The Paris Climate Agreement pledges to limit global temperature rise to "well below 2 degrees Celsius." "But really nobody—and certainly not the United States—has laid out the plan to get there." Drew Shindell, a climate scientist at Duke University. "So we wanted to model, what would be the effects of actually putting into place policies that would get us to a level we've pledged to reach?"
Shindell and his colleagues forecast that, to stay within two degrees C, we'd have to electrify nearly every car in the nation. And we'd have to get more than half our power from renewables. And if we do all that? In addition to keeping warming in check, the researchers estimate that we'd avoid nearly 300,000 premature deaths due to air pollution in the U.S., by 2030.

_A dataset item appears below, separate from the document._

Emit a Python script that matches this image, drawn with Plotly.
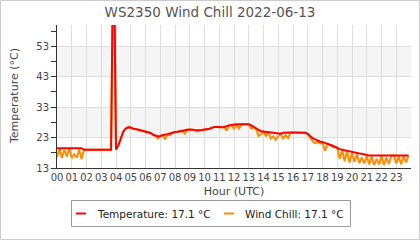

And they say the health-related financial benefits of that clean energy conversion—amounting to $250 billion dollars over the next 15 years—would likely outweigh the cost of implementing all that new technology. The analysis appears in the journal Nature Climate Change. [Drew T. Shindell et al, Climate and health impacts of U.S. emissions reductions consistent with 2 degrees C]
Big caveat: a lot of politicians these days don't think on 15-year time scales. They're looking only as far as the next election. "Right, but you start putting in these policies and you know you see the benefits for public health the same year the policies start to go into place. There's no lag time. Air quality is something that, unlike climate, doesn't take decades. Air quality is responding to what came out of a coal plant or a vehicle tailpipe last week, not last year." Meaning cutting carbon pollution might have real impacts on the nation's health and wealth almost immediately for us…and not just for our children's children.